“I don’t feel bad about who I am anymore” – Wenn Lawson reflects on the positive experiences of his transition

Wendy, pre-transition

I began my transition of physically moving from my cis-gender (assigned female at birth) to the man I am now seen to be, only 4 years ago. Although it has taken a very long time to recognize my gender dysphoria (I was 61 when the penny dropped) inside my very being I thought and felt very male ever since I can remember. I’m saying ‘male’ because it seemed to be the very opposite of female! I know gender is a spectrum of varying experience, and being female can vary from being ‘very girly’ along a line to being ‘Tom boy,’ but still happy to be female. I lived as a ‘Tom boy’ all of my life, but it wasn’t enough. Since knowing my true gender is male and letting go of all the physical female parts of me, I have never felt so much at home. I didn’t know I wasn’t home until I got here. Why did it take so long? Perhaps because of my autism which causes delays for me in building connections.

Being and feeling connected to my male self is now a reality. Some trans individuals decide they don’t need to change their body in order to feel complete in their trans identity. For me though, my dysphoria meant I couldn’t look in a mirror or allow my wife access to parts of myself during times of affection. My female body was alien and didn’t belong to me. Now, the alien has gone and I’m complete again. Living with such a dis-jointed self was literally tearing me apart. Now, those torn and wounded places that were so foreign are in harmony again and I look in the mirror and see the full reflection of all that I am.
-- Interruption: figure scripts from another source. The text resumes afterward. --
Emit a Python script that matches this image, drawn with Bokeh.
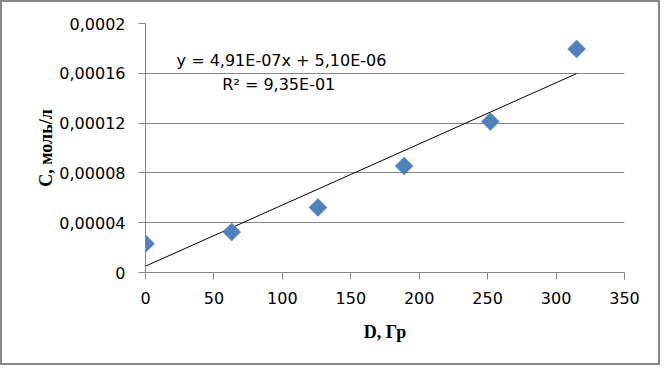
import numpy as np
from bokeh.plotting import figure
from bokeh.models import Range1d, FixedTicker, CustomJSTickFormatter, Label
from bokeh.embed import file_html
from bokeh.resources import INLINE

# ---- data ----
dose = [0, 63, 126, 189, 252, 315]                      # D, Гр
conc = [2.31e-5, 3.25e-5, 5.22e-5, 8.55e-5, 1.212e-4, 1.796e-4]  # C, моль/л
slope = 4.91e-7
intercept = 5.10e-6
x_ticks = [0, 50, 100, 150, 200, 250, 300, 350]
y_ticks = [0, 0.00004, 0.00008, 0.00012, 0.00016, 0.0002]
y_tick_labels = ["0", "0,00004", "0,00008", "0,00012", "0,00016", "0,0002"]
eq_text = "y = 4,91E-07x + 5,10E-06"
r2_text = "R² = 9,35E-01"
x_title = "D, Гр"
y_title = "С, моль/л"

GRAY = "#868686"
BLUE = "#4F81BD"
TICK_FONT = "DejaVu Sans"

p = figure(width=660, height=365, output_backend="svg", toolbar_location=None,
           x_range=Range1d(0, 350), y_range=Range1d(0, 0.0002),
           min_border_left=143, min_border_right=38, min_border_top=21, min_border_bottom=95,
           background_fill_color="white", border_fill_color="white")
p.outline_line_color = None
p.styles = {"border": "2px solid " + GRAY, "background-color": "white"}

# axes
p.xaxis.ticker = FixedTicker(ticks=x_ticks)
p.yaxis.ticker = FixedTicker(ticks=y_ticks)
p.yaxis.formatter = CustomJSTickFormatter(args=dict(labels=y_tick_labels, step=y_ticks[1]),
                                          code="return labels[Math.round(tick/step)];")
for ax in (p.xaxis, p.yaxis):
    ax.axis_line_color = GRAY
    ax.axis_line_width = 1
    ax.major_tick_line_color = GRAY
    ax.major_tick_out = 7
    ax.major_tick_in = 0
    ax.minor_tick_line_color = None
    ax.major_label_text_font = TICK_FONT
    ax.major_label_text_font_size = "16px"
    ax.major_label_text_color = "black"
    ax.axis_label_text_font = "Liberation Serif"
    ax.axis_label_text_font_style = "bold"
    ax.axis_label_text_font_size = "18px"
    ax.axis_label_text_color = "black"
p.xaxis.axis_label = x_title
p.yaxis.axis_label = y_title
p.xaxis.major_label_standoff = 12
p.yaxis.major_label_standoff = 13
p.xaxis.axis_label_standoff = 15
p.yaxis.axis_label_standoff = 0

p.xgrid.grid_line_color = None
p.ygrid.grid_line_color = GRAY
p.ygrid.grid_line_width = 1

# trendline from the fitted equation
tx = np.array([dose[0], dose[-1]], dtype=float)
p.line(tx, slope * tx + intercept, line_color="black", line_width=1)

# data points (diamonds)
p.scatter(dose, conc, marker="square", angle=np.pi / 4, size=12.7,
          fill_color=BLUE, line_color=BLUE, line_width=0.5)

# trendline label
p.add_layout(Label(x=99.4, y=0.0001702, text=eq_text, text_align="center",
                   text_baseline="middle", text_font=TICK_FONT, text_font_size="16px",
                   text_color="black"))
p.add_layout(Label(x=97.4, y=0.0001508, text=r2_text, text_align="center",
                   text_baseline="middle", text_font=TICK_FONT, text_font_size="16px",
                   text_color="black"))

open("out.html", "w").write(file_html(p, INLINE))
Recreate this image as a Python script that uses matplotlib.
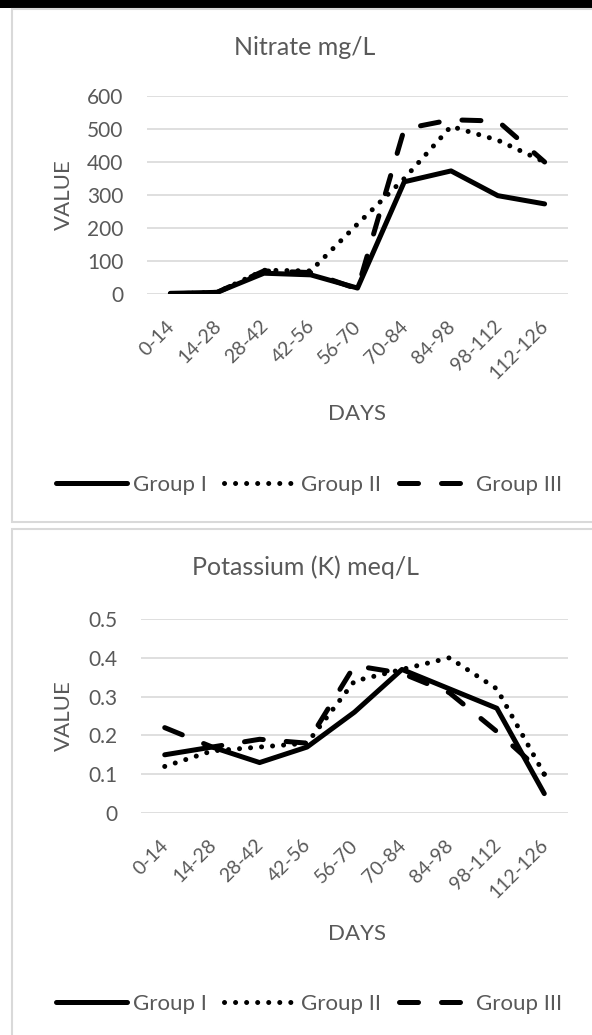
import numpy as np
import matplotlib.pyplot as plt
from matplotlib.patches import Rectangle
from matplotlib.transforms import ScaledTranslation

plt.rcParams['font.family'] = ['Lato', 'DejaVu Sans']

days = ['0-14', '14-28', '28-42', '42-56', '56-70', '70-84', '84-98', '98-112', '112-126']

# Nitrate mg/L
nitrate_g1 = [2, 5, 63, 58, 18, 340, 373, 298, 273]
nitrate_g2 = [0, 5, 72, 70, 212, 350, 508, 466, 400]
nitrate_g3 = [0, 5, 70, 65, 15, 500, 528, 524, 400]

# Potassium (K) meq/L
potassium_g1 = [0.15, 0.17, 0.13, 0.17, 0.26, 0.37, 0.32, 0.27, 0.05]
potassium_g2 = [0.12, 0.16, 0.17, 0.18, 0.34, 0.37, 0.40, 0.32, 0.10]
potassium_g3 = [0.22, 0.17, 0.19, 0.18, 0.38, 0.36, 0.31, 0.21, 0.10]

grey = '#595959'
W, H = 592, 1035
fig = plt.figure(figsize=(W / 100, H / 100), dpi=100)

# panel frames and the black strip on top
fig.patches.append(Rectangle((0, 1 - 8 / H), 1, 8 / H, transform=fig.transFigure,
                             facecolor='black', edgecolor='none', zorder=-5))
for top, bot in [(9, 522), (529, 1040)]:
    fig.patches.append(Rectangle((12 / W, 1 - bot / H), 1, (bot - top) / H,
                                 transform=fig.transFigure, facecolor='white',
                                 edgecolor='#d9d9d9', linewidth=1.5, zorder=-5))

styles = [dict(linestyle='-', solid_capstyle='round'),
          dict(linestyle=(0, (0.01, 2.2)), dash_capstyle='round'),
          dict(linestyle=(0, (3.8, 4.6)), dash_capstyle='round')]
labels = ['Group I', 'Group II', 'Group III']


def panel(left, ax_top, ax_bot, series, title, ylim, yticks, yticklabels,
          title_y, days_y, leg_y):
    ax = fig.add_axes([left / W, 1 - ax_bot / H, (568 - left) / W, (ax_bot - ax_top) / H])
    ax.patch.set_alpha(0)
    x = np.arange(len(days))
    for vals, st, lab in zip(series, styles, labels):
        ax.plot(x, vals, color='black', linewidth=3.6, label=lab, **st)
    ax.set_xlim(-0.5, len(days) - 0.5)
    ax.set_ylim(*ylim)
    ax.set_yticks(yticks)
    ax.set_yticklabels(yticklabels)
    ax.set_xticks(x)
    ax.grid(axis='y', color='#d9d9d9', linewidth=1.2)
    ax.set_axisbelow(True)
    for s in ax.spines.values():
        s.set_visible(False)
    ax.tick_params(length=0, colors=grey)
    ax.tick_params(axis='y', labelsize=15, pad=17)
    ax.tick_params(axis='x', labelsize=14, pad=24)
    ax.set_xticklabels(days, rotation=45, ha='right', va='baseline', rotation_mode='anchor')
    off = ScaledTranslation(0.05, 0, fig.dpi_scale_trans)
    for lab in ax.get_xticklabels():
        lab.set_transform(lab.get_transform() + off)
    fig.text(305 / W, 1 - title_y / H, title, ha='center', va='baseline', fontsize=18, color=grey)
    fig.text(357 / W, 1 - days_y / H, 'DAYS', ha='center', va='baseline', fontsize=16, color=grey)
    fig.text(64 / W, 1 - (ax_top + ax_bot) / 2 / H, 'VALUE', ha='center', va='center',
             rotation=90, fontsize=16, color=grey)
    fig.legend(*ax.get_legend_handles_labels(), loc='center', ncol=3, frameon=False,
               bbox_to_anchor=(309 / W, 1 - leg_y / H), fontsize=16, labelcolor=grey,
               handlelength=3.2, handletextpad=0.27, columnspacing=0.77)
    return ax


panel(147, 96, 294, [nitrate_g1, nitrate_g2, nitrate_g3], 'Nitrate mg/L',
      (0, 600), [0, 100, 200, 300, 400, 500, 600],
      ['0', '100', '200', '300', '400', '500', '600'], 55, 420, 485)

panel(141, 619, 813, [potassium_g1, potassium_g2, potassium_g3], 'Potassium (K) meq/L',
      (0, 0.5), [0, 0.1, 0.2, 0.3, 0.4, 0.5],
      ['0', '0.1', '0.2', '0.3', '0.4', '0.5'], 575, 940, 1004)

fig.savefig('out.png', dpi=100)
The journey has (still is) been long, painful, exhausting and costly. But, the view from the top of this mountain has meant all the effort is worthwhile. If you asked me would I do this again, of course I won’t have to, but, my answer would be ‘yes.’ I cannot emphasize enough the joy of feeling so connected! All my senses and even my cognitive processing is more in line and less fragmented than before. I make decisions with less fear, doubt and indecisiveness. I have autonomy in ways I never thought possible. My autism hasn’t changed and I still have lots of sensory issues that I need to attend to and cater for, but, I don’t feel bad about who I am anymore.